Si democracia e Islam son contradictorios la revuelta de El Cairo solo puede haber sido un sueño. Cuando la noche del jueves el presidente Mubarak insistía en mantener el poder hasta las elecciones de septiembre y las expectativas se vinieron abajo, parecía que el movimiento quedaba huérfano y que todo quedaría en unas cuantas reformas. El milagro, no obstante, se producía solo unas horas después. Sin necesidad de que el Ejército interviniera, ni que las protestas masivas acabaran en un estallido de violencia, Mubarak se ha ido.
La retirada se ha cocido en los pasillos, pero la razón por la que todo esto empezó y la que ha obligado a Mubarak a ceder el poder es la protesta pacífica y constante de millones de personas. Han conseguido resquebrajar el sistema hasta hacerles entender que el poder estaba en la calle.
Termina una época y en el nuevo escenario de momento solo aparecen dos certezas: que el control está en manos de los militares, pero el poder está en la calle. El reto inmediato será reducir el margen tan amplio que hoy por hoy separa las expectativas de la movilización social, de la calidad de sus instituciones políticas. No es un camino exento de riesgos, pero de lo que suceda en Egipto a partir de ahora no depende únicamente la suerte de quienes han salido a la calle para protestar contra un régimen corrupto y arbitrario, en parte también depende la nuestra. La revolución egipcia ya es universal y si hasta ayer el país era una hoguera y la incertidumbre una preocupación que ha mantenido al mundo en vilo, ahora está en juego una determinada manera de entender hacia dónde camina la sociedad global del siglo XXI.

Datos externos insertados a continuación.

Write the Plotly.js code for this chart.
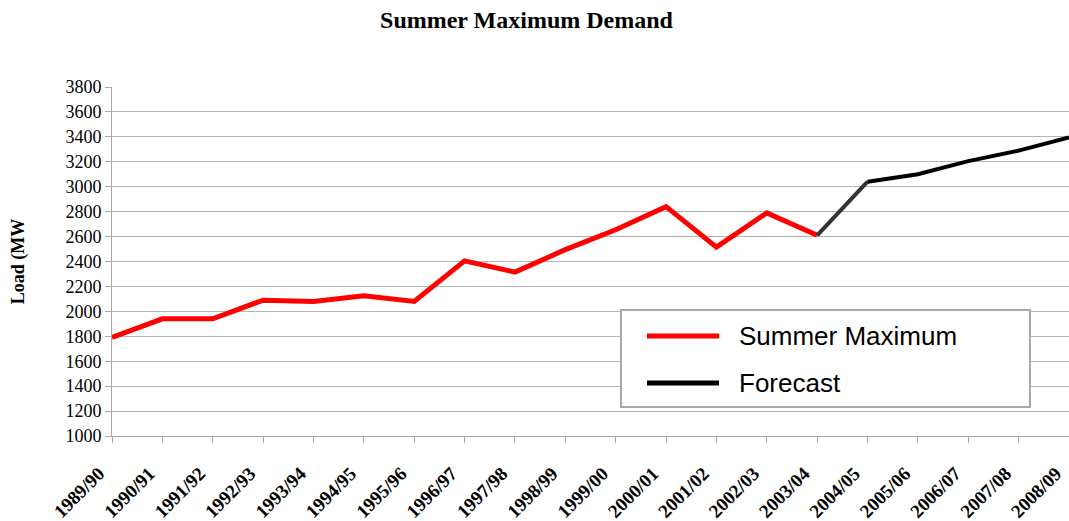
<!DOCTYPE html>
<html>
<head>
<meta charset="utf-8">
<script src="https://cdn.plot.ly/plotly-3.0.1.min.js"></script>
<style>html,body{margin:0;padding:0;background:#fff;}#chart{width:1069px;height:521px;}</style>
</head>
<body>
<div id="chart"></div>
<script>
const years = ["1989/90","1990/91","1991/92","1992/93","1993/94","1994/95","1995/96","1996/97","1997/98","1998/99","1999/00","2000/01","2001/02","2002/03","2003/04","2004/05","2005/06","2006/07","2007/08","2008/09"];
const actualYears = years.slice(0, 15);
const actualLoad = [1790, 1940, 1940, 2090, 2080, 2125, 2080, 2405, 2315, 2495, 2655, 2840, 2515, 2790, 2610];
const forecastYears = years.slice(14);
const forecastLoad = [2610, 3040, 3100, 3205, 3290, 3395];
const seriesNames = ['Summer Maximum', 'Forecast'];
const seriesColors = ['#ff0000', '#000000'];

const traces = [
  {x: actualYears, y: actualLoad, type: 'scatter', mode: 'lines', name: seriesNames[0],
   showlegend: false, line: {color: seriesColors[0], width: 5}},
  {x: forecastYears.slice(0, 2), y: forecastLoad.slice(0, 2), type: 'scatter', mode: 'lines', name: seriesNames[1],
   showlegend: false, line: {color: '#333333', width: 4}},
  {x: forecastYears.slice(1), y: forecastLoad.slice(1), type: 'scatter', mode: 'lines', name: seriesNames[1],
   showlegend: false, line: {color: seriesColors[1], width: 4}}
];

// custom legend box (pixel -> paper conversion relative to plot area)
const L = 112, W = 957, B = 436, H = 349;
const px = v => (v - L) / W;
const py = v => (B - v) / H;
const legendShapes = [
  {type: 'rect', xref: 'paper', yref: 'paper', x0: px(621), x1: px(1030), y0: py(407), y1: py(310),
   fillcolor: '#ffffff', line: {color: '#a8a8a8', width: 2}, layer: 'above'},
  {type: 'line', xref: 'paper', yref: 'paper', x0: px(647), x1: px(719), y0: py(336), y1: py(336),
   line: {color: seriesColors[0], width: 5}, layer: 'above'},
  {type: 'line', xref: 'paper', yref: 'paper', x0: px(647), x1: px(719), y0: py(383), y1: py(383),
   line: {color: seriesColors[1], width: 5}, layer: 'above'}
];
const legendText = seriesNames.map((n, i) => ({
  text: n, xref: 'paper', yref: 'paper', x: px(737), y: py(i === 0 ? 336 : 383),
  xanchor: 'left', yanchor: 'middle', showarrow: false,
  font: {family: 'Liberation Sans', size: 26, color: '#000'}
}));

const layout = {
  width: 1069, height: 521,
  margin: {l: 112, r: 0, t: 87, b: 85},
  paper_bgcolor: '#ffffff', plot_bgcolor: '#ffffff',
  showlegend: false,
  title: {text: '<b>Summer Maximum Demand</b>', font: {family: 'Liberation Serif', size: 24, color: '#000'},
          xref: 'container', x: 0.4925, xanchor: 'center', yref: 'container', y: 0.963, yanchor: 'middle'},
  xaxis: {type: 'category', range: [0, 19], showgrid: false, zeroline: false,
          showline: true, linecolor: '#a8a8a8', linewidth: 1,
          ticks: 'outside', ticklen: 6, tickcolor: '#a8a8a8',
          tickangle: -45, ticklabelstandoff: 12, ticklabelshift: -13,
          tickfont: {family: 'Liberation Serif', size: 19, color: '#000', weight: 'bold'}},
  yaxis: {range: [1000, 3800], dtick: 200, showgrid: true, gridcolor: '#b4b4b4', gridwidth: 1,
          zeroline: false, showline: true, linecolor: '#a8a8a8', linewidth: 1,
          ticks: 'outside', ticklen: 6, tickcolor: '#a8a8a8',
          tickfont: {family: 'Liberation Serif', size: 18, color: '#000'},
          title: {text: '<b>Load (MW</b>', standoff: 36, font: {family: 'Liberation Serif', size: 18, color: '#000'}}},
  shapes: legendShapes,
  annotations: legendText
};

Plotly.newPlot('chart', traces, layout, {displayModeBar: false, staticPlot: true});
</script>
</body>
</html>
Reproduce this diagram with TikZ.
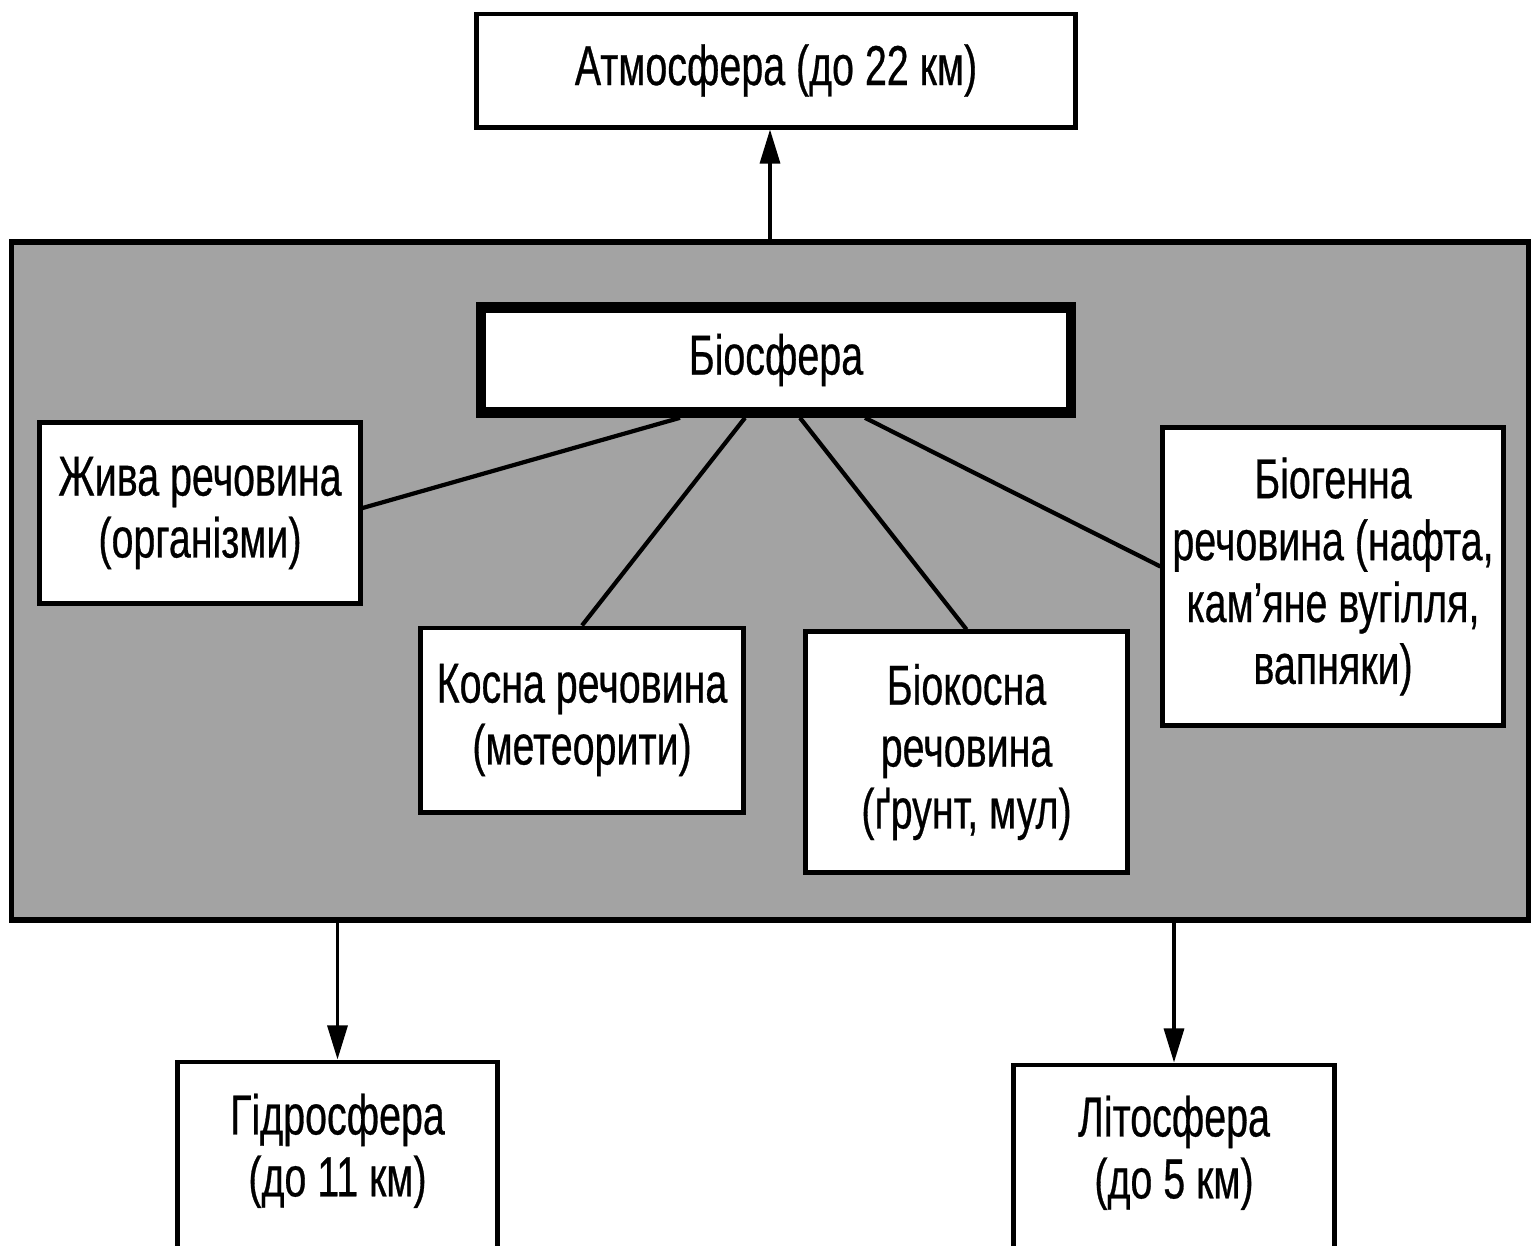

El sueño de la libertad ya se celebra en las calles, es ahí donde ahora mismo está la democracia en Egipto. Que se instale en el menor tiempo posible en las instituciones depende de ellos, pero también de nosotros. No les dejemos solos, después de tantos años de opresión, Egipto ha regalado al mundo una lección democrática, lo importante ahora es que no se quede en el sueño de esta noche pasada.